REPUBLIKA.CO.ID, JAKARTA -- Pembina Perkumpulan untuk Pemilu dan Demokrasi (Perludem) Titi Anggraini mempertanyakan istilah penonaktifan yang digunakan terhadap anggota DPR RI dinilai bermasalah.
Istilah nonatif tidak ada diaturan, termasuk dalam UU Nomor 17 Tahun 2014 tentang Majelis Permusyawaratan Rakyat, Dewan Perwakilan Rakyat, Dewan Perwakilan Daerah, dan Dewan Perwakilan Rakyat Daerah (MD3).
"Coba kita cermati Undang-Undang MD3, Undang-Undang nomor 17 tahun 2014. Disitu sebenarnya istilah yang digunakan nonaktif itu istilah yang sangat politis jadi tak termasuk istilah hukum ya," kata Titi saat dikonfirmasi pada Selasa (2/9/2025).
Berdasarkan Pasal 239 UU MD3 terdapat tiga istilah yaitu pemberhentian antarwaktu, pergantian antarwaktu, dan pemberhentian sementara. Titi merasa para anggota DPR yang dinonaktifkan lebih layak dikenakan pemberhentian antar waktu (PAW). Berikutnya pemberhentian antar waktu akan dilanjutkan dengan penggantian antar waktu.

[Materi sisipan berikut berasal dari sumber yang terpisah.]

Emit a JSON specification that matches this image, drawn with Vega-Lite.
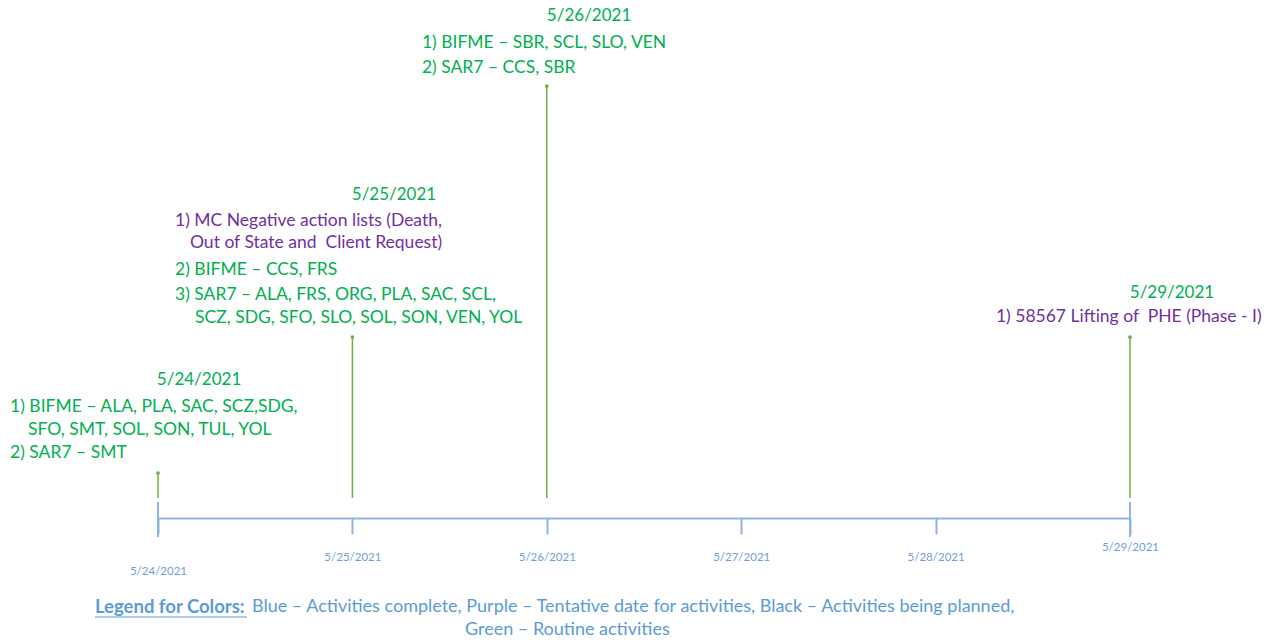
{
  "$schema": "https://vega.github.io/schema/vega-lite/v6.json",
  "autosize": {"type": "none"},
  "width": 972,
  "height": 518,
  "padding": {"left": 158, "top": 0, "right": 143, "bottom": 124},
  "background": "white",
  "config": {"view": {"stroke": null}},
  "datasets": {
    "stems": [
      {"date": "2021-05-24T00:00:00", "h": 45},
      {"date": "2021-05-25T00:00:00", "h": 181},
      {"date": "2021-05-26T00:00:00", "h": 432},
      {"date": "2021-05-29T00:00:00", "h": 181}
    ],
    "ends": [
      {"date": "2021-05-24T00:00:00", "h": 16, "h2": -19},
      {"date": "2021-05-29T00:00:00", "h": 16, "h2": -19}
    ],
    "notes": [
      {"date": "2021-05-24T05:04:00", "h": 138, "block": "header", "status": "Routine", "text": "5/24/2021"},
      {"date": "2021-05-23T05:44:00", "h": 111, "block": "item", "status": "Routine", "text": "1) BIFME – ALA, PLA, SAC, SCZ,SDG,"},
      {"date": "2021-05-23T07:57:00", "h": 88, "block": "item", "status": "Routine", "text": "SFO, SMT, SOL, SON, TUL, YOL"},
      {"date": "2021-05-23T05:44:00", "h": 65, "block": "item", "status": "Routine", "text": "2) SAR7 – SMT"},
      {"date": "2021-05-25T05:08:00", "h": 323, "block": "header", "status": "Routine", "text": "5/25/2021"},
      {"date": "2021-05-24T02:06:00", "h": 297, "block": "item", "status": "Tentative", "text": "1) MC Negative action lists (Death,"},
      {"date": "2021-05-24T03:57:00", "h": 275, "block": "item", "status": "Tentative", "text": "Out of State and \u00a0Client Request)"},
      {"date": "2021-05-24T02:06:00", "h": 248, "block": "item", "status": "Routine", "text": "2) BIFME – CCS, FRS"},
      {"date": "2021-05-24T02:06:00", "h": 223, "block": "item", "status": "Routine", "text": "3) SAR7 – ALA, FRS, ORG, PLA, SAC, SCL,"},
      {"date": "2021-05-24T04:34:00", "h": 200, "block": "item", "status": "Routine", "text": "SCZ, SDG, SFO, SLO, SOL, SON, VEN, YOL"},
      {"date": "2021-05-26T05:13:00", "h": 502, "block": "header", "status": "Routine", "text": "5/26/2021"},
      {"date": "2021-05-25T08:35:00", "h": 475, "block": "item", "status": "Routine", "text": "1) BIFME – SBR, SCL, SLO, VEN"},
      {"date": "2021-05-25T08:35:00", "h": 450, "block": "item", "status": "Routine", "text": "2) SAR7 – CCS, SBR"},
      {"date": "2021-05-29T05:11:00", "h": 225, "block": "header", "status": "Routine", "text": "5/29/2021"},
      {"date": "2021-05-28T07:27:00", "h": 201, "block": "item", "status": "Tentative", "text": "1) 58567 Lifting of \u00a0PHE (Phase - I)"},
      {"date": "2021-05-23T16:13:00", "h": -89, "block": "legendtitle", "status": "Legend", "text": "Legend for Colors:"},
      {"date": "2021-05-24T11:36:00", "h": -89, "block": "legend", "status": "Legend", "text": "Blue – Activities complete, Purple – Tentative date for activities, Black – Activities being planned,"},
      {"date": "2021-05-25T13:54:00", "h": -112, "block": "legend", "status": "Legend", "text": "Green – Routine activities"}
    ],
    "underline": [
      {"date": "2021-05-23T16:13:00", "date2": "2021-05-24T10:59:00", "h": -99}
    ]
  },
  "layer": [
    {
      "data": {"name": "stems"},
      "mark": {"type": "rule", "color": "#70ad47", "strokeWidth": 1.5},
      "encoding": {
        "x": {
          "field": "date",
          "type": "temporal",
          "scale": {
            "domain": [
              {"year": 2021, "month": 5, "date": 24},
              {"year": 2021, "month": 5, "date": 29}
            ],
            "nice": false
          },
          "axis": {
            "title": null,
            "values": [
              {"year": 2021, "month": 5, "date": 24},
              {"year": 2021, "month": 5, "date": 25},
              {"year": 2021, "month": 5, "date": 26},
              {"year": 2021, "month": 5, "date": 27},
              {"year": 2021, "month": 5, "date": 28},
              {"year": 2021, "month": 5, "date": 29}
            ],
            "format": "%-m/%-d/%Y",
            "grid": false,
            "domainColor": "#8eb4e3",
            "domainWidth": 2,
            "tickColor": "#8eb4e3",
            "tickWidth": 2,
            "tickSize": 16,
            "labelFont": "Lato",
            "labelFontSize": 11.5,
            "labelColor": "#6f9fd8",
            "labelFlush": false,
            "labelOverlap": false,
            "labelPadding": {
              "condition": [
                {"test": "date(datum.value) === 24", "value": 31},
                {"test": "date(datum.value) === 29", "value": 7}
              ],
              "value": 17
            }
          }
        },
        "y": {"field": "h", "type": "quantitative", "scale": {"domain": [0, 518], "nice": false, "zero": false}, "axis": null},
        "y2": {"datum": 20}
      }
    },
    {
      "data": {"name": "stems"},
      "mark": {"type": "point", "filled": true, "size": 14, "color": "#70ad47", "opacity": 1},
      "encoding": {
        "x": {"field": "date", "type": "temporal"},
        "y": {"field": "h", "type": "quantitative"}
      }
    },
    {
      "data": {"name": "ends"},
      "mark": {"type": "rule", "color": "#8eb4e3", "strokeWidth": 2},
      "encoding": {
        "x": {"field": "date", "type": "temporal"},
        "y": {"field": "h", "type": "quantitative"},
        "y2": {"field": "h2"}
      }
    },
    {
      "data": {"name": "notes"},
      "transform": [{"filter": "datum.block === 'header'"}],
      "mark": {"type": "text", "align": "center", "baseline": "middle", "font": "Lato", "fontSize": 17},
      "encoding": {
        "x": {"field": "date", "type": "temporal"},
        "y": {"field": "h", "type": "quantitative"},
        "text": {"field": "text"},
        "color": {
          "field": "status",
          "type": "nominal",
          "scale": {"domain": ["Routine", "Tentative", "Legend"], "range": ["#00b050", "#7030a0", "#5b9bd5"]},
          "legend": null
        }
      }
    },
    {
      "data": {"name": "notes"},
      "transform": [{"filter": "datum.block === 'item'"}],
      "mark": {"type": "text", "align": "left", "baseline": "middle", "font": "Lato", "fontSize": 17.5},
      "encoding": {
        "x": {"field": "date", "type": "temporal"},
        "y": {"field": "h", "type": "quantitative"},
        "text": {"field": "text"},
        "color": {"field": "status", "type": "nominal", "legend": null}
      }
    },
    {
      "data": {"name": "notes"},
      "transform": [{"filter": "datum.block === 'legend'"}],
      "mark": {"type": "text", "align": "left", "baseline": "middle", "font": "Lato", "fontSize": 18},
      "encoding": {
        "x": {"field": "date", "type": "temporal"},
        "y": {"field": "h", "type": "quantitative"},
        "text": {"field": "text"},
        "color": {"field": "status", "type": "nominal", "legend": null}
      }
    },
    {
      "data": {"name": "notes"},
      "transform": [{"filter": "datum.block === 'legendtitle'"}],
      "mark": {"type": "text", "align": "left", "baseline": "middle", "font": "Lato", "fontSize": 18.5, "fontWeight": "bold"},
      "encoding": {
        "x": {"field": "date", "type": "temporal"},
        "y": {"field": "h", "type": "quantitative"},
        "text": {"field": "text"},
        "color": {"field": "status", "type": "nominal", "legend": null}
      }
    },
    {
      "data": {"name": "underline"},
      "mark": {"type": "rule", "color": "#5b9bd5", "strokeWidth": 1.2},
      "encoding": {
        "x": {"field": "date", "type": "temporal"},
        "x2": {"field": "date2"},
        "y": {"field": "h", "type": "quantitative"}
      }
    }
  ]
}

"Pemberhentian antar waktu itu hanya bisa dilakukan kalau dia mengundurkan diri, meninggal dunia, atau diberhentikan. Nah diberhentikan itu banyak faktor, karena melanggar mode etik sumpah janji jabatan, tidak mengikuti tugas-tugas sebagai anggota DPR tiga bulan berturut-turut," ujar Titi.